The bill's core is to elevate cross-state organized retail theft to a federal crime and empower federal law enforcement to more effectively investigate criminal networks. However, for the textile industry, the bill's practical impact remains questionable: most inventory loss occurs at the retail store or warehouse level, and it is unclear whether federal definitions of interstate crime will cover routine, small-scale theft incidents.

Industry Impact

From a supply chain perspective, rising inventory loss rates directly increase retailers' operating costs, which may lead to pressure on upstream suppliers for lower prices or more flexible replenishment terms. For textile and garment exporters, this could mean U.S. buyers increasingly favor small-batch, high-frequency order models to reduce single-point inventory risk.

Conversely, if the bill is enacted, retailers may ramp up investment in anti-theft technologies such as RFID tags and AI surveillance systems. These devices require specific adaptations for textiles—for example, the adhesion stability of flexible RFID tags on knitted fabrics or their readability after washing—potentially creating new procurement demands.

Industry analysts remain cautious: federal legislation typically involves a 1-2 year lag between passage and implementation, and the Senate version may introduce amendments.

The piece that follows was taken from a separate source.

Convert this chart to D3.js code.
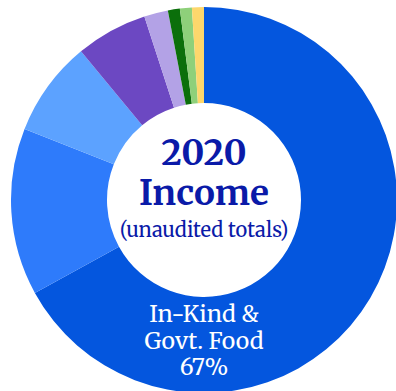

Textile companies should not immediately adjust supply chain strategies based on this bill alone but treat it as a medium-term risk factor to be incorporated into inventory management models.

Practical Recommendations

For Buyers - Include inventory security costs in supplier evaluation criteria, prioritizing factories that have deployed RFID or electronic anti-theft systems. - Add "inventory loss risk sharing" clauses in procurement contracts, such as adjusting order volumes quarterly based on actual sales data.

For Exporters - Monitor changes in U.S. customs compliance requirements for textile imports, especially whether anti-theft tags or packaging materials must meet new federal standards. - Establish regular communication with U.S. clients to track the bill's progress in the Senate, avoiding order backlogs or breach-of-contract risks due to policy uncertainty.